At the same time, chief executive officer Kent Brown is stepping aside to take on a new position of "executive adviser," while chief operating officer Grant Arnold will take the top spot as president and CEO.

Mr. Brown said in an interview that the company has been in business for five years, and after that period, ARC, a private equity investor, wanted to get its money out. Teachers, on the other hand, has a longer investment horizon and a heightened focus on the renewables space.

"We have a great long-term shareholder going forward that will continue to support us in growing the business," he said.

Mr. Brown said his goal, when he started BluEarth, was to build the company to a point where someone else could take over. This seemed like a "nice inflection point" to hand the reins to Mr. Arnold, he said.

"It doesn't necessarily have to do with Teachers buying [a majority stake]," he said. "It really just had to do with where we are in the cycle of the business."
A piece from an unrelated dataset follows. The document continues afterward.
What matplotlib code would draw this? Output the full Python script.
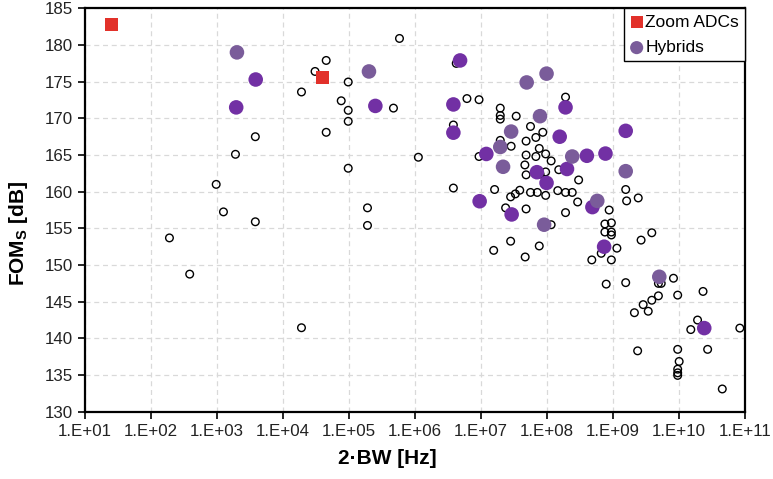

This expanded investment for Teachers is part of the pension plan's bigger push to invest in renewable energy at a time when global demand for green power is rising and the market is maturing. Costs of generating wind and solar energy have fallen in recent years amid improvements in technology, making it possible for investors to generate more power for less. As the asset class develops, there's also more assurances about performance expectations and maintenance requirements.

Last month, Teachers said it would partner with the Public Sector Pension Investment Board (PSP) and Spanish lender Banco Santander SA in a renewable energy infrastructure initiative. They created London-based Cubico Sustainable Investments to hold and grow a portfolio of wind, solar and water infrastructure assets already worth more than $2-billion (U.S.).

One of Teachers new investment focuses has been on infrastructure in earlier stages, taking on more of the development processes in search of high returns.

BluEarth was formed in 2010 by Mr. Brown and two brothers, John and Ross Keating, who had previously run another renewable energy firm, Canadian Hydro Developers Inc. It was bought by energy giant TransAlta Corp., leaving the Keatings and Mr. Brown with a pile of money and a strong interest in building another green tech firm.

In the past five years, BluEarth has grown into a leader in the Canadian renewable power, Jane Rowe, senior vice-president at Teachers Private Capital (TPC), said in a statement. TPC took its initial stake in the company back in 2010 and said at the time that it would contribute $75-million in equity to fund renewable power opportunities.

Ms. Rowe added that quality power production projects would produce stable investment returns.

The Keatings and Mr. Brown will remain as directors of the company, and maintain their ownership stakes. John Keating will stay as chairman of the board.